August CPI inflation

Higher than expected

Food prices boost CPI inflation

Thailand’s consumer price index (CPI) rose 1.6% year-on-year in August, more than the (unchanged) 1.5% YoY expected by consensus. Core CPI, stripping out food and fuel prices, remained close to the 0.8% YoY level it has been around since May.

Food price inflation was a source of upside surprise, rising to 0.8% from 0% the previous month. We didn’t see this coming, though we weren’t completely caught off guard on all other CPI components, which posted either lower or unchanged inflation from July. The transport component stood out for its sharp slowdown, resulting from recent lower global oil price inflation as well as a high base-year effect.
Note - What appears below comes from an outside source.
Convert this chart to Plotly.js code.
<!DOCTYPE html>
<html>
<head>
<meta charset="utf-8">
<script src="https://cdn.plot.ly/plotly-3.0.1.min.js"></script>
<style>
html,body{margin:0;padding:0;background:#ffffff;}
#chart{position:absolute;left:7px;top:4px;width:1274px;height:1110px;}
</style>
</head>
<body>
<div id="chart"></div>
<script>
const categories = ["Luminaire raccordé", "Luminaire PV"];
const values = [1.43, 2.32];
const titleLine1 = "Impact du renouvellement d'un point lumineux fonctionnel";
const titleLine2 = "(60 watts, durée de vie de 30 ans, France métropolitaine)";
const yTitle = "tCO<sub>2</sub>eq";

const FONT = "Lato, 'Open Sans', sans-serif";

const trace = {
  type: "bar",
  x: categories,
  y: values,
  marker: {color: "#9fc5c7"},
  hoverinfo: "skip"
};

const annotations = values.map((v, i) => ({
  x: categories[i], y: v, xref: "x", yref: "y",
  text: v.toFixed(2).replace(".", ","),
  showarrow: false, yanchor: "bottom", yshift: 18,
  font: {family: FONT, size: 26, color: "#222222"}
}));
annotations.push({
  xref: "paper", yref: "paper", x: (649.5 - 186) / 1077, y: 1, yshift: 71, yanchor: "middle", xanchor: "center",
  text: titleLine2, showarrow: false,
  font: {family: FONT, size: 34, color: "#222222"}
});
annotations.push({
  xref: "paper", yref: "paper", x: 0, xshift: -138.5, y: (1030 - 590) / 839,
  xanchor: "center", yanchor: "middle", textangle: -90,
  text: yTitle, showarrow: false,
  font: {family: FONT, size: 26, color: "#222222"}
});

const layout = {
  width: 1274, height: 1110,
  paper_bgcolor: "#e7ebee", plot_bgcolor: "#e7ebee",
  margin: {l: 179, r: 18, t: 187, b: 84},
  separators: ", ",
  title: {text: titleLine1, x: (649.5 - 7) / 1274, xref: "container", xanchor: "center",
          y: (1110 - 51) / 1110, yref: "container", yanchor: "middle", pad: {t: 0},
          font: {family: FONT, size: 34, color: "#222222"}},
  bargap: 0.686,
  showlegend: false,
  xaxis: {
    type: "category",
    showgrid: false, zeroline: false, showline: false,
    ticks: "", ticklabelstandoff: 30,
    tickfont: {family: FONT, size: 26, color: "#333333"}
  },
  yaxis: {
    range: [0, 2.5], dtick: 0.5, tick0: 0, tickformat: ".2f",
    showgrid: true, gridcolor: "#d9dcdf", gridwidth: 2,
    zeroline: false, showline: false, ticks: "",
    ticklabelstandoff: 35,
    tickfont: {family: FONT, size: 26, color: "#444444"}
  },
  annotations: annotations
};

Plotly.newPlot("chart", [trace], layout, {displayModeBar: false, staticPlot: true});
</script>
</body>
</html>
But inflation peak is behind

The 1% year-to-date inflation is at the low-end of the BoT’s policy target of 1-4%. We see high base-year effects widening from the transport to the food components from September, pushing headline inflation below 1% in September. Our forecast for full-year 2018 average inflation is 1.1%.

With our strong external position, the need for Thailand to increase the policy rate is not as imminent as other emerging markets. – BoT Governor Veerathai

In an about-turn after fuelling expectations of policy normalisation in order to create some policy space for the future, BoT Governor Veerathai Santiprabhob has toned down his hawkish rhetoric. With GDP growth poised to slow – the BoT forecast 4.2% growth in the 2H18, down from 4.8% in 1H18 – and a large current surplus shielding the currency (THB) from the emerging market sell-off, stable BoT policy continues to be our baseline expectation for the remainder of the year.